The board tasked with overseeing California's ambitious high-speed rail project approved a new business plan Tuesday and pledged to keep pushing forward even as the plan faces stark financial challenges.

"We are going to deliver high-speed rail for the people of California," board chairman Dan Richards said.

At stake is a plan to build a high-speed train between Los Angeles and San Francisco by 2033 at an estimated price tag of $77 billion. A fresh business plan is required every two years, and the 2018 plan is the first under Brian Kelly, the new chief executive of the California High-Speed Rail Authority.

The plan has been updated since Kelly first introduced it in March after two months of comments from the public and lawmakers, including those who are skeptical about the project's long-term viability.

Among the updates are slight decreases in ridership and revenue projections and a starker assessment of the financial challenges. The authority doesn't have enough money in hand to complete an initial segment of the train between San Francisco and the Central Valley.

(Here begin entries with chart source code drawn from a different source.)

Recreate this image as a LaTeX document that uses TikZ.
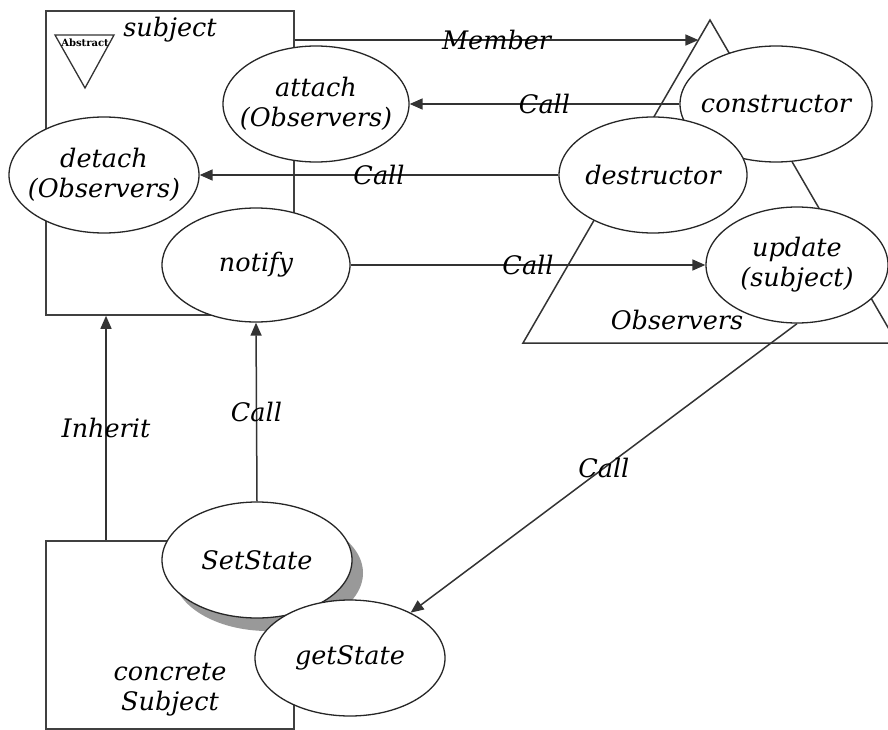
\documentclass[tikz,border=0pt]{standalone}
\usepackage{fontspec}
\setmainfont{DejaVu Serif}
\usetikzlibrary{shapes.geometric,arrows.meta,shadows,calc}
\begin{document}
\begin{tikzpicture}[x=1pt,y=-1pt,
  every node/.style={font=\fontsize{25.5}{30}\selectfont\itshape, text=black},
  ln/.style={draw=black!80, line width=1.5pt},
  arr/.style={ln, -{Triangle[length=13pt,width=11pt]}},
  oval/.style={ellipse, draw=black!85, line width=1.3pt, fill=white,
    inner xsep=-20pt, inner ysep=-8pt, align=center},
  frame/.style={draw=black!75, line width=1.8pt, inner sep=0pt, fill=white},
  lbl/.style={inner sep=1pt}
]
\useasboundingbox (0,0) rectangle (888,730);
\clip (0,0) rectangle (888,730);

% class frames
\node[frame, minimum width=248pt, minimum height=304pt, anchor=north west] (subj) at (45,10) {};
\node[frame, minimum width=248pt, minimum height=188pt, anchor=north west] (conc) at (45,540) {};

% abstract marker
\draw[ln, line width=1.3pt] (55,35) -- (114,35) -- (85,88) -- cycle;
\node[font=\fontsize{10}{10}\selectfont\bfseries, inner sep=0pt] (abs) at (85,43) {Abstract};
\node (subjlbl) at (170,30) {subject};

% observers group
\coordinate (obsTop) at (710,20);
\coordinate (obsL) at (523,343);
\coordinate (obsR) at (897,343);
\draw[ln] (obsTop) -- (obsL) -- (obsR) -- cycle;
\node (obslbl) at (677,320) {Observers};

% operations
\node[oval, minimum width=186pt, minimum height=116pt] (attach) at (316,104) {attach\\(Observers)};
\node[oval, minimum width=190pt, minimum height=116pt] (detach) at (104,175) {detach\\(Observers)};
\node[oval, minimum width=188pt, minimum height=114pt] (notify) at (256,265) {notify};
\node[oval, minimum width=192pt, minimum height=116pt] (constructor) at (776,104) {constructor};
\node[oval, minimum width=188pt, minimum height=116pt] (destructor) at (653,175) {destructor};
\node[oval, minimum width=182pt, minimum height=116pt] (update) at (797,265) {update\\(subject)};

\node[align=center] (conclbl) at (170,690) {concrete\\Subject};
\node[oval, minimum width=190pt, minimum height=116pt,
      drop shadow={shadow xshift=11pt, shadow yshift=-13pt, fill=black!40, opacity=1}] (setstate) at (257,560) {SetState};
\node[oval, minimum width=190pt, minimum height=116pt] (getstate) at (350,658) {getState};

% relations
\coordinate (memEnd) at ($(obsTop)!0.062!(obsL)$);
\coordinate (inh) at (106,0);
\draw[arr] (subj.east |- memEnd) -- node[lbl] {Member} (memEnd);
\draw[arr] (constructor.west) -- node[lbl] {Call} (attach.east);
\draw[arr] (destructor.west) -- node[lbl] {Call} (detach.east);
\draw[arr] (notify.east) -- node[lbl] {Call} (update.west);
\draw[arr] (conc.north -| inh) -- node[lbl] {Inherit} (subj.south -| inh);
\draw[arr] (setstate.north) -- node[lbl] {Call} (notify.south);
\draw[arr] (update.south) -- node[lbl] {Call} (getstate);
\end{tikzpicture}
\end{document}
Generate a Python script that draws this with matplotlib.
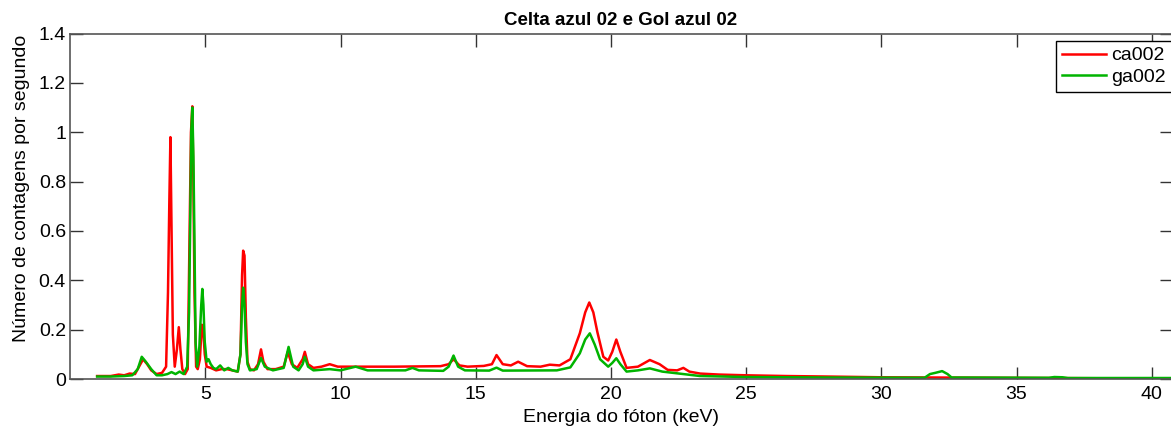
import numpy as np
import matplotlib
matplotlib.use("Agg")
import matplotlib.pyplot as plt
from matplotlib.ticker import FormatStrFormatter

# ca002 spectrum (energy in keV, counts per second)
ca_kev = [1.0, 1.5, 1.8, 2.0, 2.2, 2.4, 2.6, 2.7, 2.85, 3.0, 3.2, 3.4, 3.55, 3.62, 3.67,
          3.71, 3.75, 3.8, 3.87, 3.95, 4.02, 4.08, 4.15, 4.25, 4.35, 4.42, 4.47, 4.52,
          4.56, 4.6, 4.66, 4.72, 4.8, 4.87, 4.92, 4.98, 5.05, 5.2, 5.4, 5.6, 5.8, 6.0,
          6.2, 6.3, 6.36, 6.40, 6.45, 6.5, 6.56, 6.65, 6.8, 6.95, 7.06, 7.15, 7.3, 7.6,
          7.9, 8.05, 8.2, 8.4, 8.6, 8.68, 8.8, 9.0, 9.3, 9.6, 9.9, 10.5, 12.0, 13.7,
          14.0, 14.18, 14.4, 14.7, 15.3, 15.6, 15.77, 16.0, 16.3, 16.57, 16.9, 17.4,
          17.74, 18.1, 18.5, 18.85, 19.05, 19.2, 19.35, 19.5, 19.72, 19.9, 20.05, 20.2,
          20.35, 20.58, 21.0, 21.44, 21.8, 22.1, 22.45, 22.68, 22.9, 23.3, 24.0, 25.0,
          26.5, 28.0, 30.0, 32.0, 34.0, 36.0, 38.0, 41.0]
ca_cps = [0.012, 0.012, 0.018, 0.015, 0.022, 0.02, 0.06, 0.08, 0.06, 0.035, 0.02, 0.025,
          0.05, 0.35, 0.72, 0.98, 0.62, 0.18, 0.05, 0.12, 0.21, 0.12, 0.04, 0.02, 0.04,
          0.6, 1.0, 1.105, 0.8, 0.35, 0.05, 0.04, 0.08, 0.22, 0.2, 0.1, 0.05, 0.045,
          0.035, 0.04, 0.04, 0.035, 0.03, 0.1, 0.42, 0.52, 0.5, 0.25, 0.07, 0.04, 0.035,
          0.06, 0.12, 0.07, 0.04, 0.04, 0.05, 0.11, 0.06, 0.045, 0.08, 0.11, 0.06, 0.045,
          0.05, 0.06, 0.05, 0.05, 0.05, 0.052, 0.06, 0.08, 0.055, 0.05, 0.053, 0.06,
          0.097, 0.06, 0.055, 0.07, 0.052, 0.05, 0.058, 0.055, 0.08, 0.185, 0.27, 0.31,
          0.27, 0.19, 0.09, 0.075, 0.11, 0.16, 0.11, 0.045, 0.05, 0.077, 0.06, 0.037,
          0.035, 0.045, 0.03, 0.022, 0.018, 0.015, 0.012, 0.01, 0.007, 0.006, 0.005,
          0.004, 0.003, 0.003]

# ga002 spectrum
ga_kev = [1.0, 1.5, 2.0, 2.3, 2.5, 2.65, 2.8, 3.0, 3.2, 3.4, 3.6, 3.75, 3.9, 4.05, 4.2,
          4.33, 4.4, 4.44, 4.48, 4.52, 4.56, 4.6, 4.64, 4.7, 4.78, 4.85, 4.89, 4.93,
          4.98, 5.05, 5.12, 5.2, 5.3, 5.4, 5.55, 5.7, 5.85, 6.0, 6.2, 6.3, 6.36, 6.40,
          6.45, 6.5, 6.56, 6.65, 6.9, 7.06, 7.2, 7.5, 7.9, 8.08, 8.25, 8.45, 8.6, 8.68,
          8.8, 9.0, 9.6, 10.0, 10.56, 11.0, 12.4, 12.66, 12.9, 13.8, 14.0, 14.18, 14.35,
          14.6, 15.5, 15.77, 16.0, 18.0, 18.5, 18.85, 19.05, 19.22, 19.4, 19.6, 19.9,
          20.05, 20.2, 20.35, 20.58, 21.0, 21.44, 21.9, 22.68, 23.3, 25.0, 28.0, 31.6,
          31.8, 32.0, 32.25, 32.45, 32.6, 36.2, 36.4, 36.7, 36.9, 41.0]
ga_cps = [0.01, 0.01, 0.012, 0.015, 0.04, 0.09, 0.07, 0.04, 0.015, 0.015, 0.02, 0.028,
          0.02, 0.03, 0.02, 0.05, 0.27, 0.62, 1.0, 1.1, 0.9, 0.55, 0.15, 0.05, 0.13, 0.3,
          0.365, 0.3, 0.15, 0.07, 0.08, 0.06, 0.045, 0.04, 0.055, 0.035, 0.045, 0.035,
          0.03, 0.1, 0.3, 0.37, 0.3, 0.15, 0.06, 0.035, 0.04, 0.085, 0.05, 0.035, 0.045,
          0.13, 0.05, 0.035, 0.06, 0.09, 0.05, 0.035, 0.04, 0.035, 0.05, 0.035, 0.035,
          0.045, 0.035, 0.033, 0.05, 0.095, 0.05, 0.035, 0.034, 0.046, 0.034, 0.035,
          0.047, 0.104, 0.16, 0.185, 0.14, 0.08, 0.05, 0.065, 0.084, 0.06, 0.03, 0.035,
          0.043, 0.03, 0.02, 0.012, 0.008, 0.006, 0.005, 0.02, 0.025, 0.032, 0.02, 0.006,
          0.005, 0.008, 0.007, 0.004, 0.004]

series_names = ["ca002", "ga002"]
x_ticks = [5, 10, 15, 20, 25, 30, 35, 40]
y_ticks = [0, 0.2, 0.4, 0.6, 0.8, 1.0, 1.2, 1.4]


def main():
    plt.rcParams['font.family'] = ['Liberation Sans', 'DejaVu Sans']
    fig = plt.figure(figsize=(11.71, 4.29), dpi=100)
    ax = fig.add_axes([70.1 / 1171, 50 / 429, (1172 - 70.1) / 1171, 345.5 / 429])

    ax.plot(ca_kev, ca_cps, color="#ff0000", lw=1.8, label=series_names[0])
    ax.plot(ga_kev, ga_cps, color="#00b400", lw=1.8, label=series_names[1])

    ax.set_xlim(0, (1172 - 70.1) / 27.04)
    ax.set_ylim(0, 1.4)
    ax.set_xticks(x_ticks)
    ax.set_yticks(y_ticks)
    ax.yaxis.set_major_formatter(FormatStrFormatter('%g'))
    ax.tick_params(direction='in', length=9, width=1, labelsize=14, colors='#333333',
                   top=True, right=True, labelcolor='black', pad=5)
    ax.tick_params(axis='y', pad=3)
    for s in ax.spines.values():
        s.set_color('#555555')
        s.set_linewidth(1.2)

    ax.set_title("Celta azul 02 e Gol azul 02", fontsize=13.5, fontweight='bold', pad=6)
    ax.set_xlabel("Energia do fóton (keV)", fontsize=14, labelpad=4)
    ax.set_ylabel("Número de contagens por segundo", fontsize=14)
    ax.yaxis.set_label_coords(-0.0364, 0.553)

    leg = ax.legend(loc='upper left', bbox_to_anchor=(1055.7 / 1171, 1 - 41 / 429),
                    bbox_transform=fig.transFigure, borderaxespad=0, fancybox=False,
                    framealpha=1, edgecolor='black', fontsize=14, handlelength=2.3,
                    handletextpad=0.25, labelspacing=0.2, borderpad=0.3)
    leg.get_frame().set_linewidth(1.0)

    fig.savefig("out.png", dpi=100)


if __name__ == "__main__":
    main()
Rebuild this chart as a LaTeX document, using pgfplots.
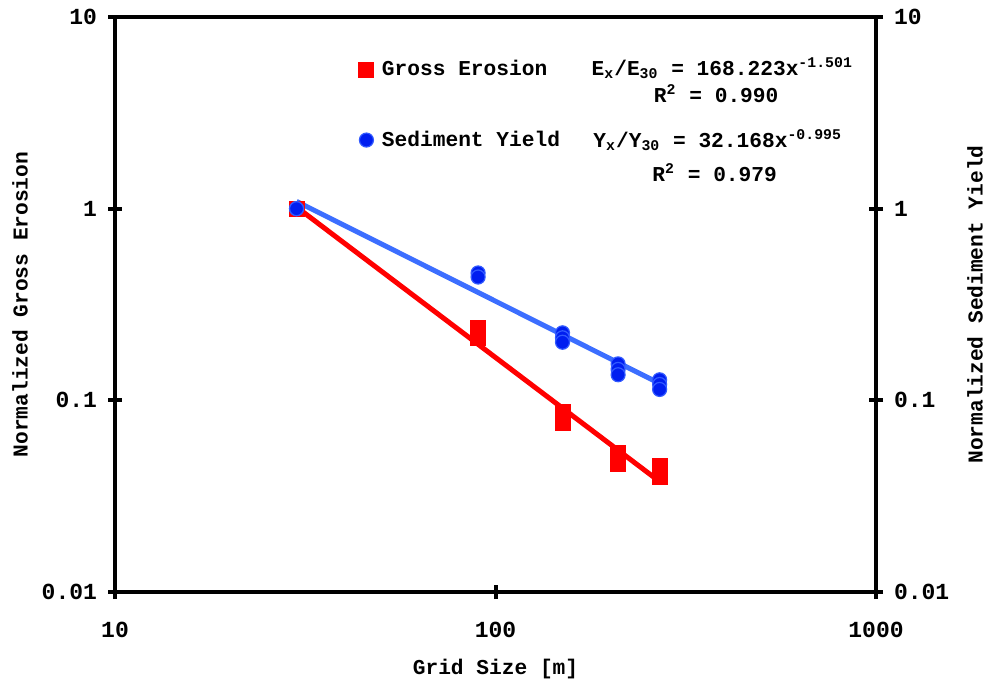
\documentclass[border=0pt]{standalone}
\usepackage{fontspec}
\setmainfont{Liberation Mono}
\usepackage{pgfplots}
\pgfplotsset{compat=1.18}
\definecolor{gered}{RGB}{255,0,0}
\definecolor{syline}{RGB}{60,110,255}
\definecolor{syfill}{RGB}{0,30,240}
\definecolor{syedge}{RGB}{50,90,255}
\begin{document}
\begin{tikzpicture}
\begin{axis}[scale only axis, width=380.5pt, height=287.5pt,
  xmode=log, ymode=log, xmin=10, xmax=1000, ymin=0.01, ymax=10,
  xtick={10,100,1000}, ytick={0.01,0.1,1,10},
  minor xtick={}, minor ytick={}, minor tick length=0pt,
  every minor tick/.style={draw=none},
  major tick length=7pt, tick align=center,
  every major tick/.style={black, line width=2pt},
  axis line style={line width=2pt},
  tick label style={font=\fontsize{11.5}{13}\selectfont\bfseries},
  /pgf/number format/assume math mode=true,
  label style={font=\fontsize{10.6}{12}\selectfont\bfseries},
  name=ax,
  xtick pos=lower, ytick pos=left,
  xticklabels={10,100,1000}, yticklabels={0.01,0.1,1,10},
  yticklabel style={xshift=-2pt},
  xticklabel style={yshift=-8pt},
  xlabel={Grid Size [m]},
  xlabel style={at={(axis description cs:0.5,-0.134)}, anchor=center},
  ylabel={Normalized Gross Erosion},
  ylabel style={at={(axis description cs:-0.1248,0.5)}, anchor=center},
  legend style={at={(axis description cs:0.320,0.932)}, anchor=north west,
    draw=none, fill=none, font=\fontsize{10.6}{12}\selectfont\bfseries,
    row sep=22pt, inner sep=0pt,
    /tikz/every odd column/.append style={column sep=2pt}},
  legend cell align=left,
  legend image code/.code={\path[#1] plot coordinates {(3.8pt,0pt)};},
]
\addplot[only marks, mark=square*, mark size=3.75pt, mark options={fill=gered, draw=gered, line width=0pt}]
coordinates {
(30,1.0) (30,1.0)
(90,0.239) (90,0.225) (90,0.212)
(150,0.0865) (150,0.081) (150,0.0762)
(210,0.0532) (210,0.050) (210,0.0466)
(270,0.0457) (270,0.0425) (270,0.0396)
};
\addlegendentry{Gross Erosion}
\addplot[only marks, mark=*, mark size=3.5pt, mark options={fill=syfill, draw=syedge, line width=0.6pt}]
coordinates {
(30,1.0) (30,1.0)
(90,0.462) (90,0.440)
(150,0.225) (150,0.212) (150,0.201)
(210,0.155) (210,0.145) (210,0.136)
(270,0.128) (270,0.121) (270,0.114)
};
\addlegendentry{Sediment Yield}
\addplot[forget plot, syline, line width=2.5pt] coordinates {(30,1.091) (270,0.1225)};
\addplot[forget plot, gered, line width=2.5pt] coordinates {(30,1.020) (270,0.0377)};
\node[font=\fontsize{10.6}{12}\selectfont\bfseries] at (axis description cs:0.798,0.911)
  {E\textsubscript{x}/E\textsubscript{30} = 168.223x\textsuperscript{-1.501}};
\node[font=\fontsize{10.6}{12}\selectfont\bfseries] at (axis description cs:0.790,0.866)
  {R\textsuperscript{2} = 0.990};
\node[font=\fontsize{10.6}{12}\selectfont\bfseries] at (axis description cs:0.792,0.786)
  {Y\textsubscript{x}/Y\textsubscript{30} = 32.168x\textsuperscript{-0.995}};
\node[font=\fontsize{10.6}{12}\selectfont\bfseries] at (axis description cs:0.788,0.730)
  {R\textsuperscript{2} = 0.979};
\end{axis}
\begin{axis}[scale only axis, width=380.5pt, height=287.5pt,
  xmode=log, ymode=log, xmin=10, xmax=1000, ymin=0.01, ymax=10,
  ytick={0.01,0.1,1,10}, minor ytick={}, minor xtick={}, minor tick length=0pt,
  every minor tick/.style={draw=none},
  major tick length=7pt, tick align=center,
  every major tick/.style={black, line width=2pt},
  axis line style={line width=2pt},
  tick label style={font=\fontsize{11.5}{13}\selectfont\bfseries},
  label style={font=\fontsize{10.6}{12}\selectfont\bfseries},
  at={(ax.south west)}, anchor=south west,
  axis y line*=right, hide x axis,
  yticklabels={0.01,0.1,1,10},
  yticklabel style={xshift=2pt},
  ylabel={Normalized Sediment Yield},
  ylabel style={at={(axis description cs:1.130,0.5)}, anchor=center},
]
\addplot[draw=none] coordinates {(30,1)};
\end{axis}
\pgfresetboundingbox
\path ([xshift=-57.5pt,yshift=-47pt]ax.south west) rectangle ([xshift=57pt,yshift=8.5pt]ax.north east);
\end{tikzpicture}
\end{document}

Kelly wants the Legislature by 2021 to approve a financing plan that would allow the authority to borrow money for construction against revenue from the state's cap-and-trade program that charges polluters to release greenhouse gases. Twenty-five percent of the revenue from the program is now designated for high-speed rail, but that won't provide enough up-front money to complete the project. Kelly is asking lawmakers to extend cap-and-trade to 2050, beyond its current expiration date of 2030.

Not approving the financing plan by 2021 could throw the project's construction timeline in jeopardy, according to the updated business plan.

Beyond financing, Gov. Jerry Brown has sought authority for the state to handle both California and federal environmental reviews, which would speed up the process. The federal government is in the process of reviewing that request, according to the business plan.

Brown's term ends next year and leaving the project on stable footing is a key priority for him.